Jellyfish Eyes (2013), written and directed by the artist Takashi Murakami. Film still courtesy of the artist and Blum & Poe © 2015 Takashi Murakami/Kaikai Kiki Co. Ltd
BASEL— At the beginning of Art Basel in Basel, Takashi Murakami’s Jellyfish Eyes was screened to an excited audience made up of artists, curators, gallerists and other art professionals. Many who had not seen the film before were even more excited as it opened. The 101- minute-long fantasy movie which premiered earlier in April 2013 as part of the Film Independent series at LACMA (Los Angeles County Museum of Art), was a major point of interest at Art Basel weeks before it opened.
Jellyfish Eyes takes a cue from the Fukushima disaster, revealing the story of a child who tries to shape a new path after been confronted by one adversity after another. At the core of the story is Masashi (Takuto Sueoka), a cute, cross-eyed kid whose life had been torn apart by misfortunes.
After the death of his father in a Fukushima-like disaster, Masashi and his mother (Mayu Tsuruta), abandon their homes for an evacuation center. The experience traumatizes Masashi who is unable to adjust to life. For a while nothing mattered any more. But just when things seemed to be looking up for Masashi and his family, they are confronted with another problem that pushes them to the brink of another meltdown. At the center of the problem is a power-hungry group called Black-Cloaked Four.
Dressed in black capes, the Black-Cloaked Four have evil in their hearts. To perpetrate their wickedness, they take over a lab where Masashi’s uncle (Takumi Saitoh) worked to conduct dangerous experiments. In the cause of their devious experiment, they discover a powerful new energy force capable of influencing children’s emotions including anger and sadness.
For the Black-Cloaked Four, the discovery of this new powerful energy force is an opportunity to manipulate the children and also create mayhem. To archive their malicious objective, they create and release hundreds of magical companions call Friends into the community with the clandestine scheme of exploiting the unhappiness they create.

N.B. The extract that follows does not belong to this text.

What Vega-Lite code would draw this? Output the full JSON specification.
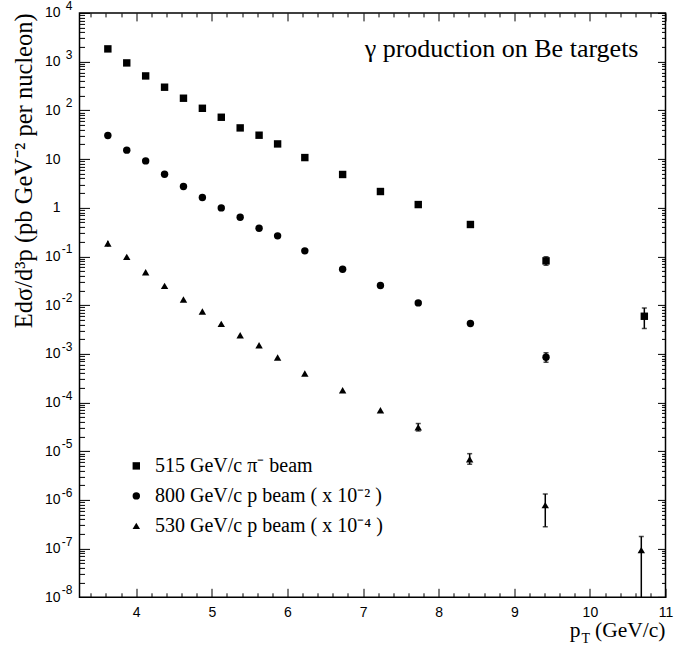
{
  "$schema": "https://vega.github.io/schema/vega-lite/v6.json",
  "autosize": "none",
  "width": 586,
  "height": 584.4,
  "padding": {"left": 79.5, "top": 12.9, "right": 33.5, "bottom": 49.7},
  "background": "white",
  "config": {"view": {"stroke": "black", "strokeWidth": 1.5}},
  "datasets": {
    "main": [
      {"series": "515 GeV/c π⁻ beam", "x": 3.625, "y": 1824, "lo": 1600, "hi": 2050},
      {"series": "515 GeV/c π⁻ beam", "x": 3.875, "y": 940},
      {"series": "515 GeV/c π⁻ beam", "x": 4.125, "y": 508},
      {"series": "515 GeV/c π⁻ beam", "x": 4.375, "y": 298},
      {"series": "515 GeV/c π⁻ beam", "x": 4.625, "y": 177},
      {"series": "515 GeV/c π⁻ beam", "x": 4.875, "y": 110},
      {"series": "515 GeV/c π⁻ beam", "x": 5.125, "y": 72},
      {"series": "515 GeV/c π⁻ beam", "x": 5.375, "y": 43.5},
      {"series": "515 GeV/c π⁻ beam", "x": 5.625, "y": 30.8},
      {"series": "515 GeV/c π⁻ beam", "x": 5.87, "y": 20.4},
      {"series": "515 GeV/c π⁻ beam", "x": 6.23, "y": 10.7},
      {"series": "515 GeV/c π⁻ beam", "x": 6.73, "y": 4.81},
      {"series": "515 GeV/c π⁻ beam", "x": 7.23, "y": 2.15},
      {"series": "515 GeV/c π⁻ beam", "x": 7.73, "y": 1.16},
      {"series": "515 GeV/c π⁻ beam", "x": 8.42, "y": 0.452},
      {"series": "515 GeV/c π⁻ beam", "x": 9.42, "y": 0.081, "lo": 0.066, "hi": 0.098},
      {"series": "515 GeV/c π⁻ beam", "x": 10.72, "y": 0.0059, "lo": 0.0033, "hi": 0.0087},
      {"series": "800 GeV/c p beam ( x 10⁻² )", "x": 3.625, "y": 30.4, "lo": 26, "hi": 35},
      {"series": "800 GeV/c p beam ( x 10⁻² )", "x": 3.875, "y": 15.2},
      {"series": "800 GeV/c p beam ( x 10⁻² )", "x": 4.125, "y": 9.15},
      {"series": "800 GeV/c p beam ( x 10⁻² )", "x": 4.375, "y": 4.87},
      {"series": "800 GeV/c p beam ( x 10⁻² )", "x": 4.625, "y": 2.72},
      {"series": "800 GeV/c p beam ( x 10⁻² )", "x": 4.875, "y": 1.62},
      {"series": "800 GeV/c p beam ( x 10⁻² )", "x": 5.125, "y": 0.99},
      {"series": "800 GeV/c p beam ( x 10⁻² )", "x": 5.375, "y": 0.638},
      {"series": "800 GeV/c p beam ( x 10⁻² )", "x": 5.625, "y": 0.379},
      {"series": "800 GeV/c p beam ( x 10⁻² )", "x": 5.87, "y": 0.264},
      {"series": "800 GeV/c p beam ( x 10⁻² )", "x": 6.23, "y": 0.13},
      {"series": "800 GeV/c p beam ( x 10⁻² )", "x": 6.73, "y": 0.0546},
      {"series": "800 GeV/c p beam ( x 10⁻² )", "x": 7.23, "y": 0.0252},
      {"series": "800 GeV/c p beam ( x 10⁻² )", "x": 7.73, "y": 0.0111},
      {"series": "800 GeV/c p beam ( x 10⁻² )", "x": 8.42, "y": 0.00419},
      {"series": "800 GeV/c p beam ( x 10⁻² )", "x": 9.42, "y": 0.00085, "lo": 0.00067, "hi": 0.00105},
      {"series": "530 GeV/c p beam ( x 10⁻⁴ )", "x": 3.625, "y": 0.184, "lo": 0.16, "hi": 0.21},
      {"series": "530 GeV/c p beam ( x 10⁻⁴ )", "x": 3.875, "y": 0.0977},
      {"series": "530 GeV/c p beam ( x 10⁻⁴ )", "x": 4.125, "y": 0.0474},
      {"series": "530 GeV/c p beam ( x 10⁻⁴ )", "x": 4.375, "y": 0.0248},
      {"series": "530 GeV/c p beam ( x 10⁻⁴ )", "x": 4.625, "y": 0.013},
      {"series": "530 GeV/c p beam ( x 10⁻⁴ )", "x": 4.875, "y": 0.0074},
      {"series": "530 GeV/c p beam ( x 10⁻⁴ )", "x": 5.125, "y": 0.00411},
      {"series": "530 GeV/c p beam ( x 10⁻⁴ )", "x": 5.375, "y": 0.00241},
      {"series": "530 GeV/c p beam ( x 10⁻⁴ )", "x": 5.625, "y": 0.0015},
      {"series": "530 GeV/c p beam ( x 10⁻⁴ )", "x": 5.87, "y": 0.00084},
      {"series": "530 GeV/c p beam ( x 10⁻⁴ )", "x": 6.23, "y": 0.000394},
      {"series": "530 GeV/c p beam ( x 10⁻⁴ )", "x": 6.73, "y": 0.000179},
      {"series": "530 GeV/c p beam ( x 10⁻⁴ )", "x": 7.23, "y": 0.0000695},
      {"series": "530 GeV/c p beam ( x 10⁻⁴ )", "x": 7.73, "y": 0.0000311, "lo": 0.000026, "hi": 0.000037},
      {"series": "530 GeV/c p beam ( x 10⁻⁴ )", "x": 8.41, "y": 0.00000685, "lo": 0.0000054, "hi": 0.0000089},
      {"series": "530 GeV/c p beam ( x 10⁻⁴ )", "x": 9.41, "y": 0.00000078, "lo": 0.00000028, "hi": 0.00000132},
      {"series": "530 GeV/c p beam ( x 10⁻⁴ )", "x": 10.68, "y": 0.000000093, "lo": 0.000000001, "hi": 0.000000178}
    ],
    "yexp": [
      {"v": 10000, "e": "4"}, {"v": 1000, "e": "3"}, {"v": 100, "e": "2"},
      {"v": 0.1, "e": "-1"}, {"v": 0.01, "e": "-2"}, {"v": 0.001, "e": "-3"},
      {"v": 0.0001, "e": "-4"}, {"v": 0.00001, "e": "-5"}, {"v": 0.000001, "e": "-6"},
      {"v": 0.0000001, "e": "-7"}, {"v": 0.00000001, "e": "-8"}
    ]
  },
  "layer": [
    {
      "data": {"name": "main"},
      "transform": [{"filter": "datum.lo != null"}],
      "mark": {"type": "rule", "color": "black", "strokeWidth": 1.5, "clip": true},
      "encoding": {
        "x": {"field": "x", "type": "quantitative",
          "axis": {"orient": "top", "labels": false, "title": null, "tickCount": 40, "grid": false, "domain": false,
            "tickColor": "black", "tickWidth": 1,
            "tickSize": {"condition": {"test": "abs(datum.value - round(datum.value)) < 1e-6", "value": -8}, "value": -4}}},
        "y": {"field": "lo", "type": "quantitative",
          "axis": {"orient": "right", "labels": false, "title": null, "tickCount": 200, "grid": false, "domain": false,
            "tickColor": "black", "tickWidth": 1,
            "tickSize": {"condition": {"test": "abs(log(datum.value)/LN10 - round(log(datum.value)/LN10)) < 1e-6", "value": -8}, "value": -4}}},
        "y2": {"field": "hi"}
      }
    },
    {
      "data": {"name": "main"},
      "transform": [{"filter": "datum.lo != null && datum.hi / datum.lo > 1.4"}],
      "mark": {"type": "tick", "orient": "horizontal", "color": "black", "size": 5, "thickness": 1.5, "clip": true},
      "encoding": {
        "x": {"field": "x", "type": "quantitative", "axis": null},
        "y": {"field": "lo", "type": "quantitative", "axis": null}
      }
    },
    {
      "data": {"name": "main"},
      "transform": [{"filter": "datum.lo != null && datum.hi / datum.lo > 1.4"}],
      "mark": {"type": "tick", "orient": "horizontal", "color": "black", "size": 5, "thickness": 1.5, "clip": true},
      "encoding": {
        "x": {"field": "x", "type": "quantitative", "axis": null},
        "y": {"field": "hi", "type": "quantitative", "axis": null}
      }
    },
    {
      "data": {"name": "main"},
      "mark": {"type": "point", "filled": true, "color": "black", "size": 55, "opacity": 1},
      "encoding": {
        "x": {"field": "x", "type": "quantitative",
          "scale": {"domain": [3.25, 11], "nice": false, "zero": false},
          "axis": {"orient": "bottom", "title": null, "tickCount": 40, "grid": false, "domain": false,
            "tickColor": "black", "tickWidth": 1,
            "tickSize": {"condition": {"test": "abs(datum.value - round(datum.value)) < 1e-6", "value": -9}, "value": -4.5},
            "labelExpr": "abs(datum.value - round(datum.value)) < 1e-6 ? '' + round(datum.value) : ''",
            "labelFont": "Liberation Sans", "labelFontSize": 14, "labelColor": "black", "labelPadding": 17,
            "labelOverlap": false, "labelFlush": false, "labelBound": false}},
        "y": {"field": "y", "type": "quantitative",
          "scale": {"type": "log", "domain": [1e-8, 10000], "nice": false},
          "axis": {"orient": "left", "title": "Edσ/d³p (pb GeV⁻² per nucleon)", "tickCount": 200, "grid": false, "domain": false,
            "tickColor": "black", "tickWidth": 1,
            "tickSize": {"condition": {"test": "abs(log(datum.value)/LN10 - round(log(datum.value)/LN10)) < 1e-6", "value": -10}, "value": -5},
            "labelExpr": "abs(log(datum.value)/LN10 - round(log(datum.value)/LN10)) > 1e-6 ? '' : (round(log(datum.value)/LN10) == 0 ? '1' : (round(log(datum.value)/LN10) < 0 ? '10\u00a0' : '10'))",
            "labelFont": "Liberation Sans", "labelFontSize": 14, "labelColor": "black", "labelPadding": 29.5,
            "labelOverlap": false, "labelFlush": false, "labelBound": false,
            "titleFont": "Liberation Serif", "titleFontSize": 24.5, "titleFontWeight": "normal", "titleColor": "black",
            "titleAnchor": "end", "titleAngle": 270, "titleX": -55, "titleY": 0, "titleAlign": "right", "titleBaseline": "middle"}},
        "shape": {"field": "series", "type": "nominal",
          "scale": {"domain": ["515 GeV/c π⁻ beam", "800 GeV/c p beam ( x 10⁻² )", "530 GeV/c p beam ( x 10⁻⁴ )"],
                    "range": ["square", "circle", "triangle-up"]},
          "legend": {"orient": "none", "legendX": 46.8, "legendY": 443, "title": null,
            "labelFont": "Liberation Serif", "labelFontSize": 20, "labelColor": "black", "labelLimit": 500,
            "symbolSize": 55, "symbolFillColor": "black", "symbolStrokeColor": "black", "symbolStrokeWidth": 0,
            "labelOffset": 8.7, "rowPadding": 10, "padding": 0}}
      }
    },
    {
      "data": {"name": "yexp"},
      "mark": {"type": "text", "font": "Liberation Sans", "fontSize": 12, "align": "right", "baseline": "middle", "dx": -7, "dy": -7, "color": "black"},
      "encoding": {
        "x": {"datum": 3.25, "type": "quantitative", "axis": null},
        "y": {"field": "v", "type": "quantitative", "axis": null},
        "text": {"field": "e"}
      }
    },
    {
      "data": {"values": [{}]},
      "mark": {"type": "text", "text": "γ production on Be targets", "font": "Liberation Serif", "fontSize": 26, "align": "right", "baseline": "alphabetic", "dx": -27, "dy": 44, "color": "black"},
      "encoding": {
        "x": {"datum": 11, "type": "quantitative", "axis": null},
        "y": {"datum": 10000, "type": "quantitative", "axis": null}
      }
    },
    {
      "data": {"values": [{}]},
      "mark": {"type": "text", "text": "(GeV/c)", "font": "Liberation Serif", "fontSize": 21.5, "align": "right", "baseline": "alphabetic", "dx": 0, "dy": 39.4, "color": "black"},
      "encoding": {
        "x": {"datum": 11, "type": "quantitative", "axis": null},
        "y": {"datum": 1e-8, "type": "quantitative", "axis": null}
      }
    },
    {
      "data": {"values": [{}]},
      "mark": {"type": "text", "text": "T", "font": "Liberation Serif", "fontSize": 14, "align": "right", "baseline": "alphabetic", "dx": -75.5, "dy": 45.7, "color": "black"},
      "encoding": {
        "x": {"datum": 11, "type": "quantitative", "axis": null},
        "y": {"datum": 1e-8, "type": "quantitative", "axis": null}
      }
    },
    {
      "data": {"values": [{}]},
      "mark": {"type": "text", "text": "p", "font": "Liberation Serif", "fontSize": 21.5, "align": "right", "baseline": "alphabetic", "dx": -85, "dy": 39.4, "color": "black"},
      "encoding": {
        "x": {"datum": 11, "type": "quantitative", "axis": null},
        "y": {"datum": 1e-8, "type": "quantitative", "axis": null}
      }
    }
  ]
}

Masashi encounters one of the devious Black-Cloaked Four’s creatures soon after he moves into the small town set in the Japanese countryside. After returning from his new elementary school one day, Masashi discovers a flying jellyfish-like creature. He innocently falls in love with this floating pink Friend, which he calls Kurage-bo (jellyfish boy).
But Masashi is not the only one with a Friend. When he arrives in school, he discovers that his classmates also have their own Friends, visible only to the children and never to the adults. Many of these strange creatures call Friends are beautiful and captivating just like many of Murakami’s art.
Believing that the beautiful creatures are Friends and can be controlled via an iPhone-like device, the children open up their homes and hearts to the creatures. However, it does not take long for Masashi, like his friends, to realize that these creatures are wolf in sheep’s clothing.
Captivated by the illusion of power, the children begin misusing their Friends to intimidate and bully one other, causing a lot of disaffection. With every act of aggression towards one other, the children continue to aid the Black-Cloaked Four in their effort to convert negative emotions into a ‘supra-universal power.’ In the end, however, the children realize they are been used. Consequently, Masashi and his fellow classmates combine their effort in order to defeat this wicked plan of the Black-Cloaked Four.
Featuring many of Murakami designs and characters, the film relies heavily on CGI to impact the viewing audience. In Jellyfish Eyes, the celebrated Japanese multidisciplinary artist, Murakami, brings his instantly-recognizable, genre-bending superheroes to life. Although the target audience for this film is children, this is a very scary film with a lot of purpose. It allows Murakimi to express his concern about social issues, a side of the artist not well-known to many.
The message in Jellyfish Eyes is very touching. It brings to the fore the disastrous 2011 earthquake and the resulting Fukushima nuclear meltdown that followed. The film conveys Murakami’s abhorrence of nuclear which he did not hide. Speaking through the actors, the artist also expressed his disappointment of Japanese government response to the crisis at the Fukushima No. 1 nuclear plant is also well articulated in the film.
The plight of children in the face of catastrophic events is another issue addressed in Jellyfish Eyes. In catastrophic events, children are often the most impacted. In addition to losing their parents, some are killed and mutilated. Many of those that survive are forced to leave their homes to live with people who do not know them. In Jellyfish Eyes, Masashi, the protagonist of the film, explicate the pain of Japanese children when the disaster happened. Many lost their parents and were forced to leave their homes to avoid radiation. In their new homes and school, they were bullied and maltreated.
For Jellyfish Eyes, Murakami draws inspiration from phantasmagorical Tokusatsu aesthetics which he experienced during his childhood. The films revels influences from Steven Spielberg’s ET and the live action children’s television series Power Rangers. Investing an estimated $7 million, Murakami combines a cast of flesh and blood young actors with an array of fantastical animated creatures to address important social issues.